Bros.
'Bros.' was once frequently seen at the end of names of companies headed by brothers. Van Lieshout uses the abbreviation to indicate a breach in the relationship between two brothers and the premature end of a young life. Luuk is sixteen when he takes over his dead brother’s diary. He doesn’t feel easy about violating Marius’s privacy but it is the only way he can save the diary from the bonfire his mother is about to start of his brother’s stuff.

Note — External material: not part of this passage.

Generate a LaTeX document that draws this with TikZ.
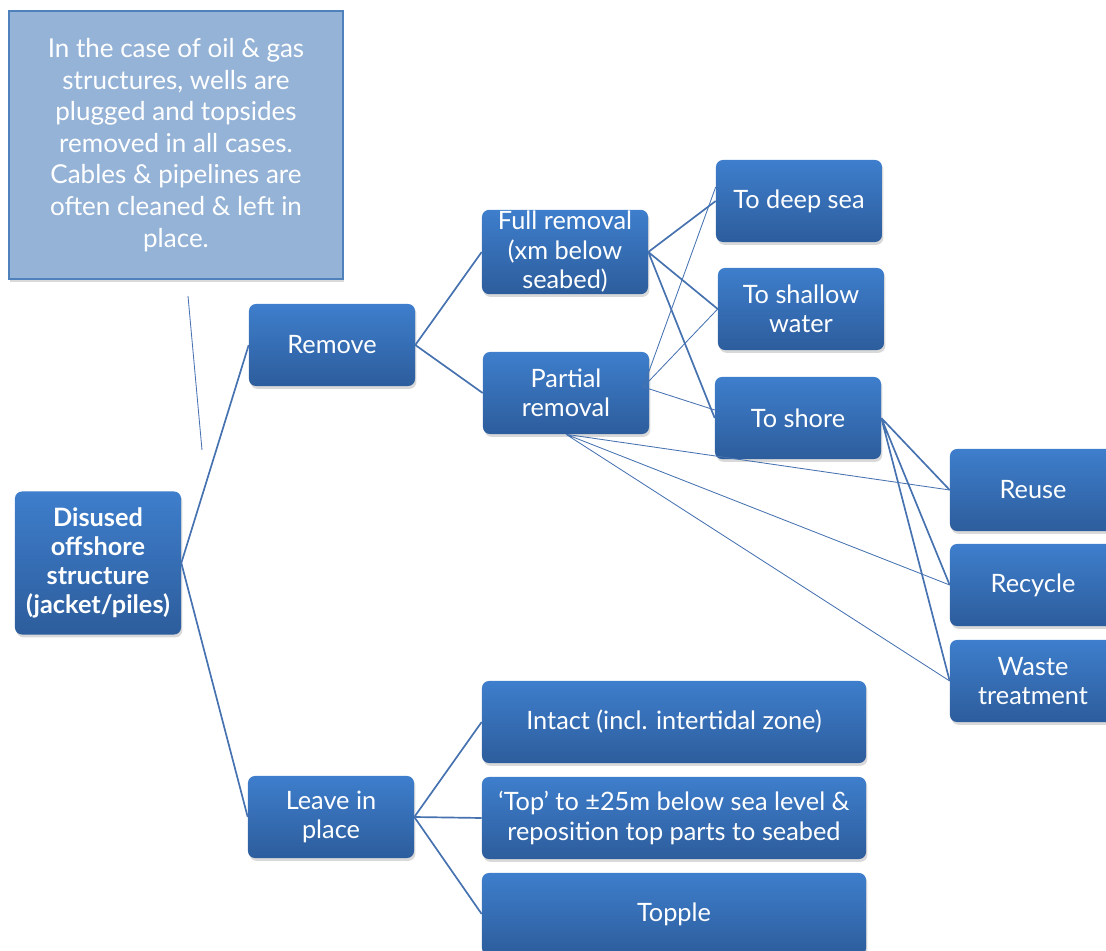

Since it would be out of the question for his mother to burn the thoughts of her living son, he starts filling the diary’s blank pages, even writing between his brother’s lines. In the resulting dialogue, Luuk discovers what it was that linked the two of them. Marius too knew the loneliness of being different. He too felt more attracted to boys than to girls. But because it’s difficult to be open about those kind of feelings, it is only now that Luuk realizes the link. This experience encourages him to stop hiding his own homosexuality.
“Moving and poignant…”
Luuk’s mourning for a brother who died too soon and his own coming out make Gebr. a moving story in which three stubborn individualists discover too late that feelings can be shared. The story is set during carnival, six months after Marius’s death. While his parents are trying to drown their sorrow, reading and writing in his brother’s diary takes Luuk back to the months before Marius’s death. Memories of Marius trembling and shaking, his gradual loss of his memory, the incompetent reactions of the doctors and the painful and inevitable farewell raise all kinds of questions. Can you be someone’s brother when that brother no longer exists? Is a mother’s sorrow worse than a brother’s? And can brothers be friends? ‘You can choose your friends, or they you, but brothers can’t leave each other.’
Although this story novel of adolescence is told in a sophisticated way, its real importance is its authentic setting and the encounter between the two brothers. The dialogue of two points of view across the border of death brings Luuk’s own doubts and insecurity to life. The expressive language and balanced composition make Gebr. a reading experience which will leave no one untouched.